EXERCISE DESCRIPTION> The listing below contains a span that opens with the line containing "Reproduce this diagram with TikZ." and closes with the line containing "8) -- (9, 689);". Return that span exactly.
Begin INFORMATION GIVEN
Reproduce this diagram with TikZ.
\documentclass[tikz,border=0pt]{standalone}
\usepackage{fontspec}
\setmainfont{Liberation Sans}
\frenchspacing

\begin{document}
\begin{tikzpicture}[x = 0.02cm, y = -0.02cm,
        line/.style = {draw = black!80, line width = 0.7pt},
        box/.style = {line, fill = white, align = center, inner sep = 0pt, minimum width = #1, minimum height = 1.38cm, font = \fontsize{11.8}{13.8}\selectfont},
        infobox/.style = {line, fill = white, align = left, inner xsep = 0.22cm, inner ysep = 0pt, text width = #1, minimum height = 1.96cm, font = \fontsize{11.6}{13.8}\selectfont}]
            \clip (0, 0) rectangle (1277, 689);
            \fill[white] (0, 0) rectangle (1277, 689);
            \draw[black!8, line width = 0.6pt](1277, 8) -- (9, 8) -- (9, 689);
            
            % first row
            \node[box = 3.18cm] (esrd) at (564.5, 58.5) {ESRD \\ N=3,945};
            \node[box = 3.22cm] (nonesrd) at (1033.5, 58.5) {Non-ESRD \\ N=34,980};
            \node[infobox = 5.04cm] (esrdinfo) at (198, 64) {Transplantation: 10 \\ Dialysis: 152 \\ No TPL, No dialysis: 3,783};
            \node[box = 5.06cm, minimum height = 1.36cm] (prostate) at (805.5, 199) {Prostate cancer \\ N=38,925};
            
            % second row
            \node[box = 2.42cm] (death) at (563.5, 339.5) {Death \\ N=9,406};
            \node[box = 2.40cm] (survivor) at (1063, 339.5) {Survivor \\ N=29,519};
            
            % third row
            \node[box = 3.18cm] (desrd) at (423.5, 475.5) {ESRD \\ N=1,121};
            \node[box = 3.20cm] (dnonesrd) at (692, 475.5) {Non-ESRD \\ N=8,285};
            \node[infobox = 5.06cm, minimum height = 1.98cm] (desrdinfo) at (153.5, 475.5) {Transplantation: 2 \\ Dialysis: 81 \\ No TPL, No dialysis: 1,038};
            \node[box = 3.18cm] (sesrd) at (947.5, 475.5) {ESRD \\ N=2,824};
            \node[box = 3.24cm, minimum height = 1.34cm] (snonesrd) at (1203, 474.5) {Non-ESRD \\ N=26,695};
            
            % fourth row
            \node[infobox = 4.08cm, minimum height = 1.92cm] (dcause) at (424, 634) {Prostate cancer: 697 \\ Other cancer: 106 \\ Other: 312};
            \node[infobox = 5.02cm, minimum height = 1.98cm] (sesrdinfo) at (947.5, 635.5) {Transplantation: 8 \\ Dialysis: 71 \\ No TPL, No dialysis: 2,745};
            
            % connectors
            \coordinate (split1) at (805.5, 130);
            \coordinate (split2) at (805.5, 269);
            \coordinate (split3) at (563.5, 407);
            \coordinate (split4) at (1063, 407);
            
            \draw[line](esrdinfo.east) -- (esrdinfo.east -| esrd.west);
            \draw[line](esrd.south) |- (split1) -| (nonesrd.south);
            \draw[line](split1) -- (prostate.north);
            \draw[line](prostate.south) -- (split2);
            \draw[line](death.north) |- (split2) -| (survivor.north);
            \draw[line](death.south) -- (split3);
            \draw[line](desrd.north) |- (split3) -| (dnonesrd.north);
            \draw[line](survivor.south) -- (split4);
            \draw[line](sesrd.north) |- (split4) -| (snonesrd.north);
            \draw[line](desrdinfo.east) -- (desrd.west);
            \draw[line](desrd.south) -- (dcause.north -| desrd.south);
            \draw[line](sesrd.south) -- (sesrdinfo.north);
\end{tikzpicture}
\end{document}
End INFORMATION GIVEN
Begin INFORMATION GIVEN
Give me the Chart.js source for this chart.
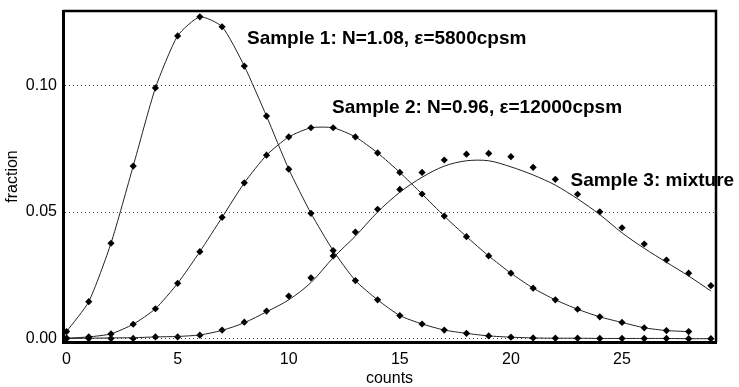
End INFORMATION GIVEN
SOLUTION FOR THIS PROBLEM>
Reproduce this diagram with TikZ.
\documentclass[tikz,border=0pt]{standalone}
\usepackage{fontspec}
\setmainfont{Liberation Sans}
\frenchspacing

\begin{document}
\begin{tikzpicture}[x = 0.02cm, y = -0.02cm,
        line/.style = {draw = black!80, line width = 0.7pt},
        box/.style = {line, fill = white, align = center, inner sep = 0pt, minimum width = #1, minimum height = 1.38cm, font = \fontsize{11.8}{13.8}\selectfont},
        infobox/.style = {line, fill = white, align = left, inner xsep = 0.22cm, inner ysep = 0pt, text width = #1, minimum height = 1.96cm, font = \fontsize{11.6}{13.8}\selectfont}]
            \clip (0, 0) rectangle (1277, 689);
            \fill[white] (0, 0) rectangle (1277, 689);
            \draw[black!8, line width = 0.6pt](1277, 8) -- (9, 8) -- (9, 689);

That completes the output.